Nota do Passa Palavra: O documento traduzido a seguir é de autoria do grupo socialista libertário britânico Solidariedade: As we see it (Solidarity for workers’ power, vol. IV, nº 6, abr. 1967) serviu-lhes como uma espécie de “carta de princípios”, norteadora da ação do grupo. (Aliás, A coleção completa da revista já se encontra na internet. Atenção tradutores!) Existe também um segundo documento semelhante, na verdade um comentário extenso sobre aquele primeiro, publicado em 1972 com o título As we don’t see it na forma de um dos muitos panfletos produzidos pelo grupo. Existem também revisões posteriores aos dois documentos. A autoria do documento traduzido é comumente atribuída ao neurologista grego naturalizado britânico Christopher Agamemnon “Chris” Pallis (1923-2005), que assinava com o pseudônimo Maurice Brinton; como, entretanto, editoriais e “cartas de princípios” costumam passar por várias revisões internas e ajustes, é mais adequado dizer que a proposta de redação inicial foi, realmente, de Brinton, mas a autoria é do grupo Solidariedade como um todo.

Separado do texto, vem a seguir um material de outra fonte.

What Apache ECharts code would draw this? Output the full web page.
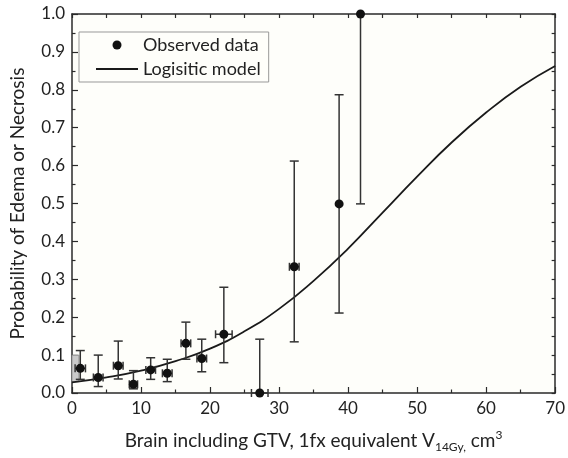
<!DOCTYPE html>
<html>
<head>
<meta charset="utf-8">
<script src="https://cdn.jsdelivr.net/npm/echarts@6/dist/echarts.min.js"></script>
<style>
html,body{margin:0;padding:0;background:#fff;}
#chart{width:568px;height:458px;}
</style>
</head>
<body>
<div id="chart"></div>
<script>
// Observed data: x (cm3), probability, lower/upper error, x lower/upper
const obsX    = [1.2, 3.8, 6.7, 8.9, 11.4, 13.8, 16.5, 18.8, 22.0, 27.2, 32.2, 38.7, 41.8];
const obsY    = [0.065, 0.041, 0.072, 0.023, 0.061, 0.052, 0.131, 0.091, 0.155, 0.0, 0.333, 0.499, 1.0];
const errLow  = [0.036, 0.017, 0.037, 0.011, 0.036, 0.030, 0.089, 0.056, 0.080, 0.0, 0.135, 0.211, 0.499];
const errHigh = [0.112, 0.100, 0.137, 0.059, 0.093, 0.089, 0.187, 0.142, 0.279, 0.142, 0.612, 0.787, 1.0];
const xLow    = [0.45, 3.1, 6.0, 8.3, 10.7, 13.1, 15.8, 18.1, 20.8, 26.0, 31.5, 38.7, 41.8];
const xHigh   = [1.95, 4.5, 7.4, 9.5, 12.1, 14.5, 17.2, 19.5, 23.2, 28.4, 32.9, 38.7, 41.8];
// Shaded box near origin (x0, x1, y0, y1)
const shadeBox = [0, 1.0, 0.030, 0.100];
// Logistic model curve
const curveX = [0, 5, 10, 15, 20, 25, 30, 35, 40, 45, 50, 55, 60, 65, 70];
const curveY = [0.028, 0.041, 0.059, 0.084, 0.117, 0.163, 0.222, 0.296, 0.381, 0.476, 0.571, 0.661, 0.740, 0.808, 0.863];
// Axis ticks
const xTicks = [0, 10, 20, 30, 40, 50, 60, 70];
const yTicks = [0.0, 0.1, 0.2, 0.3, 0.4, 0.5, 0.6, 0.7, 0.8, 0.9, 1.0];

const FONT = 'Lato, "Open Sans", sans-serif';
const AX = '#2a2a2a';
const PLOT_BG = '#fefefa';

const errData = obsX.map((x, i) => [x, obsY[i], errLow[i], errHigh[i], xLow[i], xHigh[i]]);
const scatterData = obsX.map((x, i) => [x, obsY[i]]);
const curveData = curveX.map((x, i) => [x, curveY[i]]);

const chart = echarts.init(document.getElementById('chart'), null, {renderer: 'canvas'});

chart.setOption({
  backgroundColor: '#ffffff',
  animation: false,
  textStyle: {fontFamily: FONT},
  grid: {left: 70, right: 11, top: 14, bottom: 65, show: true, backgroundColor: PLOT_BG, borderWidth: 0},
  legend: {
    left: 79, top: 32,
    orient: 'vertical',
    padding: [3, 8, 3, 16],
    itemGap: 4,
    itemWidth: 42, itemHeight: 9,
    borderColor: '#999', borderWidth: 1,
    backgroundColor: PLOT_BG,
    textStyle: {fontFamily: FONT, fontSize: 18, color: '#222', lineHeight: 20, padding: [0, 0, 0, 0]},
    data: [
      {name: 'Observed data', icon: 'circle', itemStyle: {color: '#111', opacity: 1}},
      {name: 'Logisitic model', itemStyle: {opacity: 0}}
    ]
  },
  xAxis: [{
    type: 'value', min: 0, max: 70, interval: 10,
    position: 'bottom',
    axisLine: {show: true, onZero: false, lineStyle: {color: AX, width: 1.5}},
    axisTick: {show: true, inside: true, length: 6, lineStyle: {color: AX, width: 1.2}},
    minorTick: {show: true, splitNumber: 2, length: 3.5, lineStyle: {color: AX, width: 1.2}},
    axisLabel: {show: true, fontSize: 17, color: '#222', margin: 7, fontFamily: FONT,
      formatter: v => xTicks.includes(v) ? String(v) : ''},
    splitLine: {show: false},
    name: '{a|Brain including GTV, 1fx equivalent V}{s|14Gy,}{a| cm}{p|3}',
    nameLocation: 'middle', nameGap: 36,
    nameTextStyle: {
      fontFamily: FONT, color: '#222',
      rich: {
        a: {fontSize: 19, lineHeight: 24, color: '#222', fontFamily: FONT},
        s: {fontSize: 12, lineHeight: 12, verticalAlign: 'bottom', color: '#222', fontFamily: FONT},
        p: {fontSize: 12, lineHeight: 12, verticalAlign: 'top', color: '#222', fontFamily: FONT}
      }
    }
  }, {
    type: 'value', min: 0, max: 70, interval: 5,
    position: 'top',
    axisLine: {show: true, onZero: false, lineStyle: {color: AX, width: 1.5}},
    axisTick: {show: true, inside: true, length: 4, lineStyle: {color: AX, width: 1.2}},
    axisLabel: {show: false},
    splitLine: {show: false}
  }],
  yAxis: [{
    type: 'value', min: 0, max: 1, interval: 0.1,
    position: 'left',
    axisLine: {show: true, onZero: false, lineStyle: {color: AX, width: 1.5}},
    axisTick: {show: true, inside: true, length: 6, lineStyle: {color: AX, width: 1.2}},
    minorTick: {show: true, splitNumber: 2, length: 3.5, lineStyle: {color: AX, width: 1.2}},
    axisLabel: {show: true, fontSize: 17, color: '#222', margin: 7, fontFamily: FONT,
      formatter: v => yTicks.some(t => Math.abs(t - v) < 1e-9) ? v.toFixed(1) : ''},
    splitLine: {show: false},
    name: 'Probability of Edema or Necrosis',
    nameLocation: 'middle', nameGap: 45, nameRotate: 90,
    nameTextStyle: {fontFamily: FONT, fontSize: 19, color: '#222'}
  }, {
    type: 'value', min: 0, max: 1, interval: 0.05,
    position: 'right',
    axisLine: {show: true, onZero: false, lineStyle: {color: AX, width: 1.5}},
    axisTick: {show: true, inside: true, length: 3.5, lineStyle: {color: AX, width: 1.2}},
    axisLabel: {show: false},
    splitLine: {show: false}
  }],
  series: [
    {
      name: 'Logisitic model',
      type: 'line',
      data: curveData,
      smooth: true,
      showSymbol: false,
      symbol: 'none',
      lineStyle: {color: '#1a1a1a', width: 1.8},
      itemStyle: {color: '#1a1a1a'},
      z: 3
    },
    {
      name: 'errorbars',
      type: 'custom',
      data: errData,
      clip: false,
      z: 4,
      markArea: {
        silent: true,
        itemStyle: {color: '#cacaca', borderColor: '#888', borderWidth: 0.8},
        data: [[{coord: [shadeBox[0], shadeBox[2]]}, {coord: [shadeBox[1], shadeBox[3]]}]]
      },
      renderItem: function (params, api) {
        const x = api.value(0), y = api.value(1);
        const lo = api.value(2), hi = api.value(3);
        const xl = api.value(4), xh = api.value(5);
        const pLo = api.coord([x, lo]);
        const pHi = api.coord([x, hi]);
        const style = {stroke: '#333', lineWidth: 1.5, fill: null};
        const cw = 4.5;
        const children = [];
        if (hi > lo) {
          children.push({type: 'line', shape: {x1: pLo[0], y1: pLo[1], x2: pHi[0], y2: pHi[1]}, style: style});
          if (lo > 0) children.push({type: 'line', shape: {x1: pLo[0] - cw, y1: pLo[1], x2: pLo[0] + cw, y2: pLo[1]}, style: style});
          if (hi < 1) children.push({type: 'line', shape: {x1: pHi[0] - cw, y1: pHi[1], x2: pHi[0] + cw, y2: pHi[1]}, style: style});
        }
        if (xh > xl) {
          const a = api.coord([xl, y]);
          const b = api.coord([xh, y]);
          const ch = 4;
          children.push({type: 'line', shape: {x1: a[0], y1: a[1], x2: b[0], y2: b[1]}, style: style});
          children.push({type: 'line', shape: {x1: a[0], y1: a[1] - ch, x2: a[0], y2: a[1] + ch}, style: style});
          children.push({type: 'line', shape: {x1: b[0], y1: b[1] - ch, x2: b[0], y2: b[1] + ch}, style: style});
        }
        return {type: 'group', children: children};
      }
    },
    {
      name: 'Observed data',
      type: 'scatter',
      data: scatterData,
      symbol: 'circle',
      symbolSize: 9,
      clip: false,
      itemStyle: {color: '#111', opacity: 1},
      z: 5
    }
  ]
});
</script>
</body>
</html>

Há muito material disponível na internet sobre o grupo Solidariedade e sua atuação na Grã-Bretanha entre 1960 e 1992, mas pouco, ou nada, em português. (Atenção tradutores!) A obra-prima de Maurice Brinton é o livreto Os bolcheviques e o controle operário, cuja tradução pela editora Afrontamento, hoje esgotada, o Passa Palavra disponibilizou na internet em 2018 com autorização da editora.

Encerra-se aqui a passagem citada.